JMJ 2023 – José Tolentino de Mendonça
26 setembro 2022
Em agosto do próximo ano Lisboa acolhe a Jornada Mundial da Juventude (JMJ). Estas tiveram início em 1985 por intuição do papa João Paulo II, que nunca aceitou, porém, ser considerado o autor das JMJ. Gostava de repetir: “Foram os jovens que as criaram.” Quando justificou a candidatura de Lisboa à realização deste encontro global, de características únicas, o cardeal-patriarca D. Manuel Clemente usou palavras semelhantes: “Deve-se, sobretudo, ao movimento grande dos jovens católicos de Portugal, que, de várias maneiras, de há uns anos a esta parte, têm pedido que haja um acontecimento assim em Portugal.” O protagonismo dos jovens é, por isso, um ponto assente. E na aposta feita nesse protagonismo se joga um dos aspetos mais centrais (e menos efémeros) desta iniciativa.

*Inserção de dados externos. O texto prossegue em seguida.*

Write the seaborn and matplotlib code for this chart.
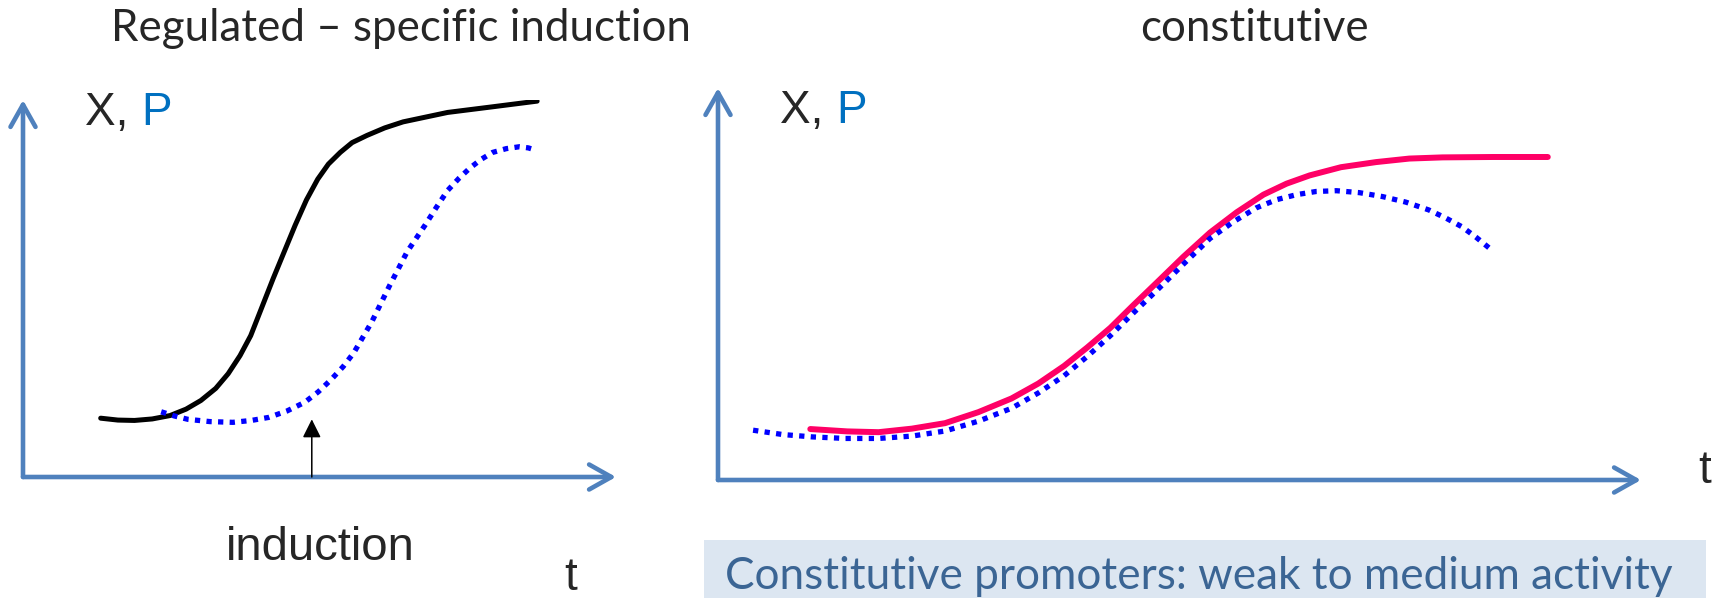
import numpy as np
import pandas as pd
import matplotlib.pyplot as plt
import seaborn as sns
from matplotlib.patches import Rectangle

# left panel: regulated (values in % of axis length)
reg_t_x = [13.1, 16.0, 18.8, 21.8, 24.8, 27.5, 30.0, 32.5, 34.6, 36.6, 38.4, 42.2, 45.9,
           47.8, 49.7, 51.5, 53.5, 55.5, 58.0, 61.0, 64.1, 71.6, 79.2, 86.7]
reg_x = [15.6, 15.1, 15.0, 15.4, 16.3, 18.0, 20.3, 23.5, 27.4, 32.2, 37.5, 52.7, 66.8,
         73.5, 79.0, 83.0, 86.1, 88.7, 90.6, 92.6, 94.2, 96.7, 98.2, 99.7]
reg_t_p = [23.3, 25.5, 27.8, 31.5, 35.4, 38.5, 41.4, 44.5, 47.5, 49.8, 52.0, 54.0, 55.8,
           58.8, 61.8, 64.8, 67.8, 69.7, 71.6, 73.5, 75.4, 77.3, 79.2, 81.5, 83.7, 85.2, 86.7]
reg_p = [17.3, 16.2, 15.3, 14.7, 14.5, 15.0, 15.8, 17.5, 19.8, 22.6, 25.9, 29.3, 33.0,
         41.1, 50.7, 59.8, 66.8, 71.5, 76.0, 79.2, 82.0, 84.3, 86.1, 87.1, 87.6, 87.3, 86.6]
induction_t = 48.7
induction_level = 15.3

# right panel: constitutive
con_t_x = [10.0, 14.0, 17.4, 21.0, 24.6, 28.2, 31.8, 34.7, 37.5, 40.0, 42.5, 45.0, 47.6,
           50.4, 53.3, 56.2, 59.1, 61.6, 64.1, 67.5, 71.3, 74.9, 78.5, 84.0, 89.9]
con_x = [13.0, 12.4, 12.2, 13.1, 14.5, 17.3, 20.8, 24.6, 29.1, 33.8, 38.8, 44.6, 50.5,
         56.9, 63.1, 68.3, 72.8, 75.6, 77.7, 79.8, 81.1, 82.0, 82.3, 82.4, 82.4]
con_t_p = [3.8, 7.0, 10.2, 13.8, 17.4, 21.0, 24.6, 28.2, 31.8, 34.7, 37.5, 40.0, 42.5, 45.0,
           47.6, 50.4, 53.3, 55.8, 58.3, 60.5, 62.7, 64.8, 67.0, 69.5, 72.0, 74.5, 77.0,
           78.8, 80.6, 82.2, 83.8]
con_p = [12.7, 11.6, 11.0, 10.6, 10.6, 11.2, 12.5, 15.0, 18.3, 22.2, 26.6, 31.5, 36.8, 42.6,
         48.5, 55.0, 61.6, 65.8, 69.4, 71.5, 72.8, 73.6, 73.8, 73.3, 72.3, 70.9, 68.9,
         66.9, 64.6, 61.8, 58.7]

title_left = 'Regulated \u2013 specific induction'
title_right = 'constitutive'
note = 'Constitutive promoters: weak to medium activity'

sns.set_style("white")
plt.rcParams['font.family'] = ['Liberation Sans', 'DejaVu Sans']

W, H = 1719, 598
fig = plt.figure(figsize=(W / 100, H / 100), dpi=100)

def px_axes(x0, y0, x1, y1):
    # axes box from origin (x0, y0) to arrow tips (x1, y1), in pixels
    return fig.add_axes([x0 / W, (H - y0) / H, (x1 - x0) / W, (y0 - y1) / H])

ax1 = px_axes(23, 477, 616, 100)
ax2 = px_axes(718, 480, 1641, 88)

axis_blue = '#4f81bd'
for ax in (ax1, ax2):
    ax.set_xlim(0, 100)
    ax.set_ylim(0, 100)
    ax.axis('off')
    for end in [(1, 0), (0, 1)]:
        ax.annotate('', xy=end, xytext=(0, 0), xycoords='axes fraction',
                    arrowprops=dict(arrowstyle='->,head_length=0.8,head_width=0.45',
                                    lw=3.3, color=axis_blue, mutation_scale=20,
                                    shrinkA=0, shrinkB=0, capstyle='round'),
                    annotation_clip=False)

dot = dict(color='#0000ff', lw=3.8, linestyle=(0, (1, 1.2)), dash_capstyle='butt')

sns.lineplot(x=reg_t_x, y=reg_x, ax=ax1, color='black', lw=3.6)
sns.lineplot(x=reg_t_p, y=reg_p, ax=ax1, **dot)
ax1.annotate('', xy=(induction_t, induction_level), xytext=(induction_t, 0),
             arrowprops=dict(arrowstyle='-|>,head_length=0.8,head_width=0.4',
                             lw=1.1, color='black', mutation_scale=14,
                             shrinkA=0, shrinkB=0))

sns.lineplot(x=con_t_x, y=con_x, ax=ax2, color='#ff0066', lw=4.3)
sns.lineplot(x=con_t_p, y=con_p, ax=ax2, **dot)

def ftext(x, y, s, **kw):
    return fig.text(x / W, (H - y) / H, s, **kw)

def fit(t, width_px):
    fig.canvas.draw()
    w = t.get_window_extent().width
    t.set_fontsize(t.get_fontsize() * width_px / w)

title_font = ['Lato', 'DejaVu Sans']
t1 = ftext(401, 41, title_left, fontsize=30, family=title_font, ha='center', va='baseline')
fit(t1, 577)
t2 = ftext(1254, 41, title_right, fontsize=30, family=title_font, ha='center', va='baseline')
fit(t2, 228)

for x0, base in [(85, 125), (780, 123)]:
    t = ftext(x0, base, 'X, ', fontsize=33, va='baseline')
    fig.canvas.draw()
    bb = t.get_window_extent()
    fig.text(bb.x1 / W, (H - base) / H, 'P', fontsize=33, color='#0070c0', va='baseline')

ftext(320, 560, 'induction', fontsize=34, ha='center', va='baseline')
ftext(571, 590, 't', fontsize=33, ha='center', va='baseline')
ftext(1705, 483, 't', fontsize=33, ha='center', va='baseline')

fig.patches.append(Rectangle((704 / W, 0), 1002 / W, 58 / H, transform=fig.transFigure,
                             facecolor='#dce6f1', edgecolor='none', zorder=0))
t3 = ftext(725, 589, note, fontsize=34, family=title_font, color='#3b6594',
           ha='left', va='baseline')
fit(t3, 949)

fig.savefig('out.png', dpi=100)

Evidentemente que a escolha de um país é bem mais do que a passiva seleção de uma bonita localização, a servir de moldura. Constitui, sim, para Portugal uma excecional oportunidade de auscultação da atual geração de jovens que, ao contrário do que seria previsível numa sociedade dita da comunicação, é muito pouco ouvida e tida em consideração. Quando as largas centenas de milhares de jovens, chegados dos cinco continentes, encherem as ruas de Lisboa, as vidas e as vozes, os problemas e os sonhos, os entraves e as esperanças dos jovens portugueses vão poder-se escutar melhor. O efeito de multidão não os dissolverá, mas reforçará a sua imagem de geração, permitindo que os vejamos com maior nitidez. Muitas vezes, falando aos jovens, o Papa Francisco desafia-os a isso: a “fazer barulho”, a fazerem-se ouvir, a serem eles próprios, corajosos nas grandes escolhas de vida, com a audácia dos percursos de autenticidade.
Será importante acolher a sensibilidade mais vasta dos jovens, nesta época em acelerada mudança, onde os jovens são acantonados em experiências de precariedade, impedidos de olhar o futuro fora da lente da incerteza
O encontro nasce dentro do espaço católico e possui uma identidade espiritual explícita, com tantas propostas de reflexão e de celebração da fé, mas o seu objetivo não é funcionar em circuito fechado. À JMJ não interessa apenas as perguntas e as trajetórias dos jovens que já estão radicados na eclesiosfera (sejam as paróquias ou os diversos movimentos). Será importante acolher a sensibilidade mais vasta dos jovens, nesta época em acelerada mudança, onde os jovens são acantonados em experiências de precariedade, impedidos de olhar o futuro fora da lente da incerteza. Que pensam hoje os jovens sobre o sentido da vida e o valor da existência? Que modelos de felicidade perseguem? Que saber constroem sobre o limite e o sofrimento? Que categorias culturais são para eles relevantes? Como é a sua vida interior? Que léxico espiritual possuem?
Um estudo recente do Instituto Giuseppe Toniolo (Milão), que se dedica a acompanhar as problemáticas do mundo juvenil, aborda, por exemplo, o tema dos jovens e da procura espiritual. Os autores do estudo, na conclusão, falam de quatro surpresas que emergem. A primeira é que, apesar dos adultos frequentemente considerarem os jovens superficiais ou indiferentes em relação ao religioso, eles demonstram uma forte sensibilidade espiritual. A segunda surpresa é que essa sensibilidade é dominada pela busca de uma plenitude que tem múltiplas expressões, algumas banalmente ligadas a projetos imediatos, mas outras associadas à definição de um horizonte de sentido que qualifique a inteira existência. A terceira surpresa é que esta intensidade é vivida sem nomear Deus de forma explícita. Não há propriamente uma exclusão de Deus, mas quando o procuram é habitual que tal aconteça fora do âmbito tradicional da experiência religiosa. A quarta surpresa é que, sem que isso exprima obrigatoriamente um narcisismo exasperado, os jovens não separam a procura espiritual da procura deles próprios e da sua identidade.